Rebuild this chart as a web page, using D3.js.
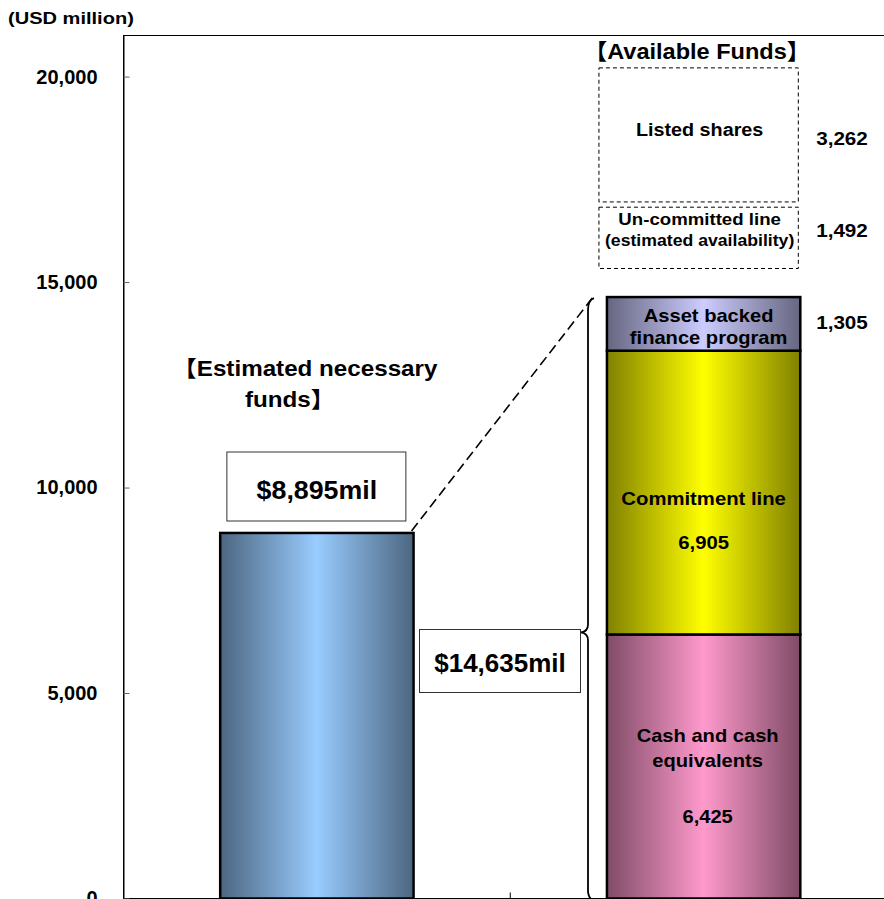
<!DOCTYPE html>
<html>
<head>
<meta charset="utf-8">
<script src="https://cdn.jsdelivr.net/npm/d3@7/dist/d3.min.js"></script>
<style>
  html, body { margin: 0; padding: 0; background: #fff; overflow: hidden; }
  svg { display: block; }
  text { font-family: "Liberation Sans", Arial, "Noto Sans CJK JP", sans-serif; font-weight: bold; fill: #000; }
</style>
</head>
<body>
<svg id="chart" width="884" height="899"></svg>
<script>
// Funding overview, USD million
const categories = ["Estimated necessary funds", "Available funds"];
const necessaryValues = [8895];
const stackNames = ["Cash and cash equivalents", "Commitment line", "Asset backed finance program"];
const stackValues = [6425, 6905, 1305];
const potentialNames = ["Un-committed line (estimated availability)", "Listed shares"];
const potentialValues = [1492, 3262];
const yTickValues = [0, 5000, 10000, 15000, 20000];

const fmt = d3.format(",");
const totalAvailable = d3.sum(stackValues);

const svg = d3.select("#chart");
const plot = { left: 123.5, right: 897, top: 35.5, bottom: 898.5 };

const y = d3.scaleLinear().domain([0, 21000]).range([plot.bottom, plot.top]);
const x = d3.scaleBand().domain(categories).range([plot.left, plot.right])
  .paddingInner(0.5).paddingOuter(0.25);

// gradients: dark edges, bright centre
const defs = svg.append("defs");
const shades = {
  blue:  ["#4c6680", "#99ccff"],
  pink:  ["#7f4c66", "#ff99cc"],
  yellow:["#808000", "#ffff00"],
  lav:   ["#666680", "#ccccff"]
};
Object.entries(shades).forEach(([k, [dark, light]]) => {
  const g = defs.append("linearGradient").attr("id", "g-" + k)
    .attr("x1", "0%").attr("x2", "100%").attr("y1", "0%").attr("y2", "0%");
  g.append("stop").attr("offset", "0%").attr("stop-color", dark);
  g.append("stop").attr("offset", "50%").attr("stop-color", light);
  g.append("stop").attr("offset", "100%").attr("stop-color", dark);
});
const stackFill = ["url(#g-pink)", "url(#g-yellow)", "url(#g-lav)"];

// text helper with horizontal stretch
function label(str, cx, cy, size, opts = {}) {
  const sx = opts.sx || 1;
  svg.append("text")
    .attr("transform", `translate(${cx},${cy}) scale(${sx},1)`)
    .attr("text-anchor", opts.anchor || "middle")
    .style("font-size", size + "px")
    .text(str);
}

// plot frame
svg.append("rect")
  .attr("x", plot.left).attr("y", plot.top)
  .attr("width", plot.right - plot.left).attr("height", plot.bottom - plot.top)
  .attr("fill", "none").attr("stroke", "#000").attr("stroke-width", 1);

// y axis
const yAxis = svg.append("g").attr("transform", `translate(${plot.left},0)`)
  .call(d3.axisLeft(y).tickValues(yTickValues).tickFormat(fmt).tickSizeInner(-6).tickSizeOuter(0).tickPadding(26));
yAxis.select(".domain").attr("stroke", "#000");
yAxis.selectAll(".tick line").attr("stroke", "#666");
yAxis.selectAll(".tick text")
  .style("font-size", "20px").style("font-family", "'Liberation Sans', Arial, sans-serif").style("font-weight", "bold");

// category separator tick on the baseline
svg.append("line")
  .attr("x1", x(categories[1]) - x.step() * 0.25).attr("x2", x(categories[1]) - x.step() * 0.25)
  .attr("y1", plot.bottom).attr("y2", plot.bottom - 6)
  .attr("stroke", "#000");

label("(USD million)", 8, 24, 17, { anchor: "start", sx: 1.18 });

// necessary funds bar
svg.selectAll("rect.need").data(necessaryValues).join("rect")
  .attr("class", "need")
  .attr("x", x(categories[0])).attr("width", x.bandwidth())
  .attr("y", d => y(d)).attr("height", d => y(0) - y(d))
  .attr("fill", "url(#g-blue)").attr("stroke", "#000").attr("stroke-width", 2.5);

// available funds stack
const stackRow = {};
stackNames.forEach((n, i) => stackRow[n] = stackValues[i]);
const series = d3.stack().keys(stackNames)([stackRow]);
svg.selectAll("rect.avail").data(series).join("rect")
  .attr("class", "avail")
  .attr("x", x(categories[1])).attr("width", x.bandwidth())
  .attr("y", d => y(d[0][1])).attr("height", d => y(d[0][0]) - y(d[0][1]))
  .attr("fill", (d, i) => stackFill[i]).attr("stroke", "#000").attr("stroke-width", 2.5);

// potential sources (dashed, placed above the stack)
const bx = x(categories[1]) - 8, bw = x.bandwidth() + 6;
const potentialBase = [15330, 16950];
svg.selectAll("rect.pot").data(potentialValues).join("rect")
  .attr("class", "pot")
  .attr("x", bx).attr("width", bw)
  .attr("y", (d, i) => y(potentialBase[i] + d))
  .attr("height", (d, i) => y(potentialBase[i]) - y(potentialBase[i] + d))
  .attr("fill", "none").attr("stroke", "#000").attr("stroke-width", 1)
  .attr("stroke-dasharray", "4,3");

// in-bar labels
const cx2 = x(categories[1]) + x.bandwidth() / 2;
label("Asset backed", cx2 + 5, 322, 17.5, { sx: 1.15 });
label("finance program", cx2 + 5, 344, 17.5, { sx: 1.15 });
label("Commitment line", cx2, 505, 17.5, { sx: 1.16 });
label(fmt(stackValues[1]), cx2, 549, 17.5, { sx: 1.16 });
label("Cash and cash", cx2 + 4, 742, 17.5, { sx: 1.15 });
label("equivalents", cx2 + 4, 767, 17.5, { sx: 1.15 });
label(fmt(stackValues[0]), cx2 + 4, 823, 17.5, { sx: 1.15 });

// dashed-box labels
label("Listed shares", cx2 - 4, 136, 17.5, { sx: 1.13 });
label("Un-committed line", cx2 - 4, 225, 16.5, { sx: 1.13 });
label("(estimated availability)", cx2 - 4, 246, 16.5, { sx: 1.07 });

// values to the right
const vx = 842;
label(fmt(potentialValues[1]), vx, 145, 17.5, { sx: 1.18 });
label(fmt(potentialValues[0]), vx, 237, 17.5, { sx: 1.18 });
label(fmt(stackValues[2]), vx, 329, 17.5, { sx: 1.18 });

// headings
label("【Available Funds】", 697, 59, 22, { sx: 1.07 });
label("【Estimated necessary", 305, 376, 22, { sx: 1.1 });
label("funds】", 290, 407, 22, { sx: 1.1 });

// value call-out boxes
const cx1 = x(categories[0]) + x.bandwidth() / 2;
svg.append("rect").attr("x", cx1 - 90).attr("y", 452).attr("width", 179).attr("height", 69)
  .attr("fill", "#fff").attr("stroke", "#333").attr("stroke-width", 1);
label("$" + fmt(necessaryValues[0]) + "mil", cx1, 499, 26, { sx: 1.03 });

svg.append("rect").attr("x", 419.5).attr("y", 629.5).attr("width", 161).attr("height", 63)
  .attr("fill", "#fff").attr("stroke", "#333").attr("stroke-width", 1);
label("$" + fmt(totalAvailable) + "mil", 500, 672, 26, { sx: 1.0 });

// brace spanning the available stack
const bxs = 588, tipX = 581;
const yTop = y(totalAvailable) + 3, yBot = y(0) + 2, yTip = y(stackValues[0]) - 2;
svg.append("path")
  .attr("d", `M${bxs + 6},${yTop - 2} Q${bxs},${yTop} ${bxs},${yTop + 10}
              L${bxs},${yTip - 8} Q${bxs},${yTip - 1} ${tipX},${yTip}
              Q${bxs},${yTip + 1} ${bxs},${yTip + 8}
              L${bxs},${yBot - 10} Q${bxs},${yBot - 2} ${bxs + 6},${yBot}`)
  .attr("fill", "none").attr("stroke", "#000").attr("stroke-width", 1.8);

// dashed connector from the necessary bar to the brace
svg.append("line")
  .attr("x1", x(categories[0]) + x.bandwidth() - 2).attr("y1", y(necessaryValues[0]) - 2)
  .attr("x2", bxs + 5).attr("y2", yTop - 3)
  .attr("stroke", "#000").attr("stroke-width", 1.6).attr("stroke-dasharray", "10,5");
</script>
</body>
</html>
==================================================
● WHAT YOU WILL DO
Tally every line of the data that holds the word "chart" and write the count alone.

● SOLVED PROBLEM
3